TASK BRIEF
Retype only the lines running from the line that contains "Output the Python" to the line that contains "dt_temp = 0.2", inclusive, and leave the pictures behind.

EXERCISE INPUTS
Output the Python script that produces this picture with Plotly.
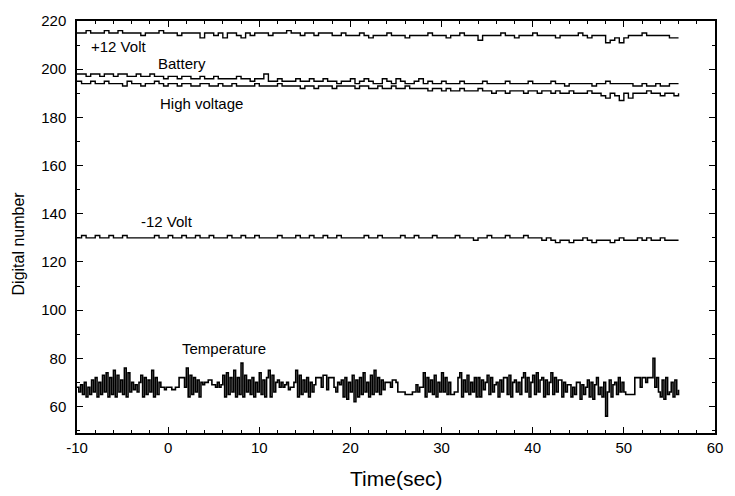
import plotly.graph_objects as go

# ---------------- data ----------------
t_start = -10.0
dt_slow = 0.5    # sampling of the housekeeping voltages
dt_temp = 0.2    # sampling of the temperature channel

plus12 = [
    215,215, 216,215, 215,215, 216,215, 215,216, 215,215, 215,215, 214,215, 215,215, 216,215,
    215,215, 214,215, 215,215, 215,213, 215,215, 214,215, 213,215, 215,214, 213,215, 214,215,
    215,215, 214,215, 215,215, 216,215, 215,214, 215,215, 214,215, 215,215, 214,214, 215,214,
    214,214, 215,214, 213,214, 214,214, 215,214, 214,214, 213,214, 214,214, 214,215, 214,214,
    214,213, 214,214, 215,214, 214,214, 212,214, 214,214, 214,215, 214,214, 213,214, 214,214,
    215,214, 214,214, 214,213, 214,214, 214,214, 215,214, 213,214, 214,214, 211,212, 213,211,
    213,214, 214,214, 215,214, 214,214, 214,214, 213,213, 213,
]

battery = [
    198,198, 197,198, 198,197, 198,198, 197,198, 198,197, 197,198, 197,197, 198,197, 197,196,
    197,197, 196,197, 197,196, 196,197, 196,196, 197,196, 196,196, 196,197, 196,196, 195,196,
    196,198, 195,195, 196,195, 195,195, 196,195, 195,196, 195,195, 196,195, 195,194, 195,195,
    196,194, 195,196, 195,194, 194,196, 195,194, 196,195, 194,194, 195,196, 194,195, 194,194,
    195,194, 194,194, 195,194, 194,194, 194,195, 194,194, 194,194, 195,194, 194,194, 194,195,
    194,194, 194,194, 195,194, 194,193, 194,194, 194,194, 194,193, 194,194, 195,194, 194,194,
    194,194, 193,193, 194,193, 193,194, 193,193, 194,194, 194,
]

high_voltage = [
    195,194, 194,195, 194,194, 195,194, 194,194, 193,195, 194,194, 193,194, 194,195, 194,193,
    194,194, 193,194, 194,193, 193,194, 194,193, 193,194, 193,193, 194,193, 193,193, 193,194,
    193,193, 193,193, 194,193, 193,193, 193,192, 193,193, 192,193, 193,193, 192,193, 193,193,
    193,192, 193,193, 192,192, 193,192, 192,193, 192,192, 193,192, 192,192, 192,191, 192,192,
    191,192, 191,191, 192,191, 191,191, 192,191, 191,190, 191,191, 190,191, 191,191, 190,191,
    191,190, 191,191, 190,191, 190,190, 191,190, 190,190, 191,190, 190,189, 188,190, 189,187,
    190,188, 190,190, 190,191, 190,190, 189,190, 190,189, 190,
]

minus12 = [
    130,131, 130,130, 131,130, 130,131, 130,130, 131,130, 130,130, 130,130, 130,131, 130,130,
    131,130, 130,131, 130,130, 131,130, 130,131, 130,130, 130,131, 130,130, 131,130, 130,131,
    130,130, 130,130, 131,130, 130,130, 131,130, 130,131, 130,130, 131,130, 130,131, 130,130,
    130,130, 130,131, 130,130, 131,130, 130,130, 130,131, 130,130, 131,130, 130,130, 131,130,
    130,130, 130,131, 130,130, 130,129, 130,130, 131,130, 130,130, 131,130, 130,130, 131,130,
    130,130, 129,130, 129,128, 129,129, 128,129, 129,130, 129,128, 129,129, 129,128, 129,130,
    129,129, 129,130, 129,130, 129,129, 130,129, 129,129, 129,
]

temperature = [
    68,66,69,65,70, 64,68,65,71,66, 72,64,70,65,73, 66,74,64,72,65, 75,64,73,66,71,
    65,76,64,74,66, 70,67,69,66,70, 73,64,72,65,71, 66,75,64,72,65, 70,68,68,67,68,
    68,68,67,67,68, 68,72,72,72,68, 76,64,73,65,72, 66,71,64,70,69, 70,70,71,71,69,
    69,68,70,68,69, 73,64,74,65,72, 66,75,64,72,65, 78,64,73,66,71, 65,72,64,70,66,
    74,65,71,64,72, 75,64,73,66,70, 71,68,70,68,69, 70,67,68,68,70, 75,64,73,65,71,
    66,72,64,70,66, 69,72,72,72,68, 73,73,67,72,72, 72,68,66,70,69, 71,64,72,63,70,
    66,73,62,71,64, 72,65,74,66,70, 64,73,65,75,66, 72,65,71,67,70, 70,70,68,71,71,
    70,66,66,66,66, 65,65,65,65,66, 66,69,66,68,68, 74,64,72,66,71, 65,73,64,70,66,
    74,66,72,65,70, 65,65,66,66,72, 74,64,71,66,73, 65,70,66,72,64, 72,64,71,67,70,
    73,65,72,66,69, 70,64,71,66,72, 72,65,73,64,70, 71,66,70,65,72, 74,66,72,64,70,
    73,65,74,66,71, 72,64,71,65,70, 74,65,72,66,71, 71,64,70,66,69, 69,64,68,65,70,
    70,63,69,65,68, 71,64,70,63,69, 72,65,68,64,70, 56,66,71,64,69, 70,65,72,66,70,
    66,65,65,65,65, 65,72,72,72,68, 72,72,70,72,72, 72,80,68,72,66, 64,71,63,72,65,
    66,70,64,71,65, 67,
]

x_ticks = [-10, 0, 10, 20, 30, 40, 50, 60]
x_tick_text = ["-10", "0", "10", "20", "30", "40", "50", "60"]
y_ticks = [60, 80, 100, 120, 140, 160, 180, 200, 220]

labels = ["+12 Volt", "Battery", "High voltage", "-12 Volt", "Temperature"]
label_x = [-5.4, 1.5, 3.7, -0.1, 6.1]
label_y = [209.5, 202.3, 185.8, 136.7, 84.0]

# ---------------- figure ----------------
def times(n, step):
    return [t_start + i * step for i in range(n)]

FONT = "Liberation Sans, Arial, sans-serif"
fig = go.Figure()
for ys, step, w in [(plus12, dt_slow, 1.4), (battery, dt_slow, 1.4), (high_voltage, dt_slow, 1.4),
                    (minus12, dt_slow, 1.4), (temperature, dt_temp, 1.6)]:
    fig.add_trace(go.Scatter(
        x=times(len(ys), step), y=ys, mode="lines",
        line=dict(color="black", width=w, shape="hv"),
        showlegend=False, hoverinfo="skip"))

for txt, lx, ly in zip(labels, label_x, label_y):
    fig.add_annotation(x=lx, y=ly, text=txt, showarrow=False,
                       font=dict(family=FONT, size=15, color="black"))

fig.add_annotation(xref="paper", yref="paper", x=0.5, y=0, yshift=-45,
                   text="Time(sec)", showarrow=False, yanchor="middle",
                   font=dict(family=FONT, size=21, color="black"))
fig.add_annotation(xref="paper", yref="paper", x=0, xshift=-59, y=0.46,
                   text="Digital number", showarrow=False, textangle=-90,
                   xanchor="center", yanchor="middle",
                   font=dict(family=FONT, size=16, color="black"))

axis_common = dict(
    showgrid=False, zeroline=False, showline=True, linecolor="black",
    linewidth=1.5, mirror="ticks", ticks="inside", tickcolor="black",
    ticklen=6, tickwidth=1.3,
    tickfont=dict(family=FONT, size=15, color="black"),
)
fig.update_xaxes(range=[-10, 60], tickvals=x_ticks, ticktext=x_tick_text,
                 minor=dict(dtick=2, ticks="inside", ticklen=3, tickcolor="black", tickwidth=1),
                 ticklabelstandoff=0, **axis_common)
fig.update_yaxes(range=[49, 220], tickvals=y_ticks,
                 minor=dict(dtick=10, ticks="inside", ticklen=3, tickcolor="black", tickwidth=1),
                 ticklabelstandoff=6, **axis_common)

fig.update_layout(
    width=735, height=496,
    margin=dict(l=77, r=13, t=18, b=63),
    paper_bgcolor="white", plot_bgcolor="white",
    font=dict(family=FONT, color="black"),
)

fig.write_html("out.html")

==

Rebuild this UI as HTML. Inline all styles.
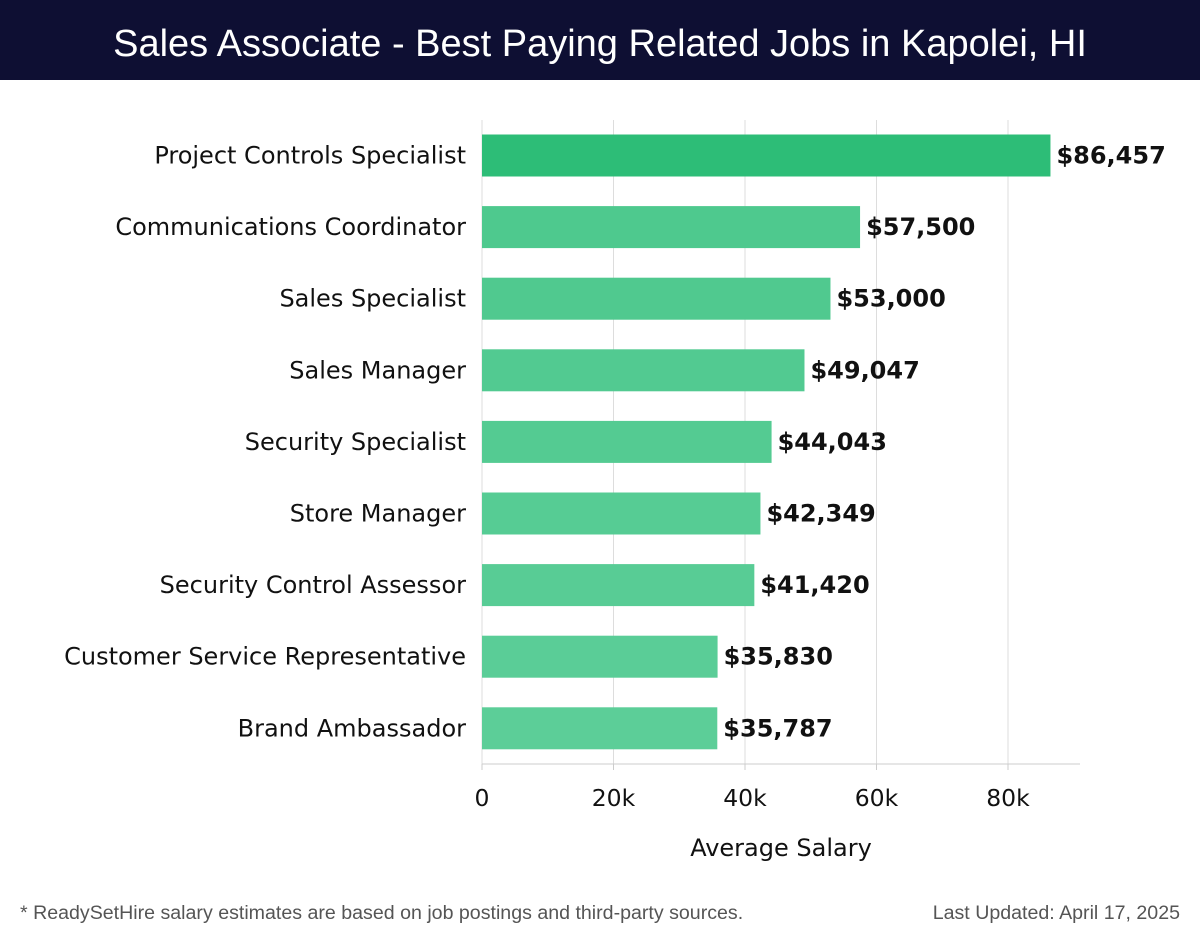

REPLY
Output the Python script that produces this picture with Plotly.
import plotly.graph_objects as go

# ---------------- data ----------------
t_start = -10.0
dt_slow = 0.5    # sampling of the housekeeping voltages
dt_temp = 0.2    # sampling of the temperature channel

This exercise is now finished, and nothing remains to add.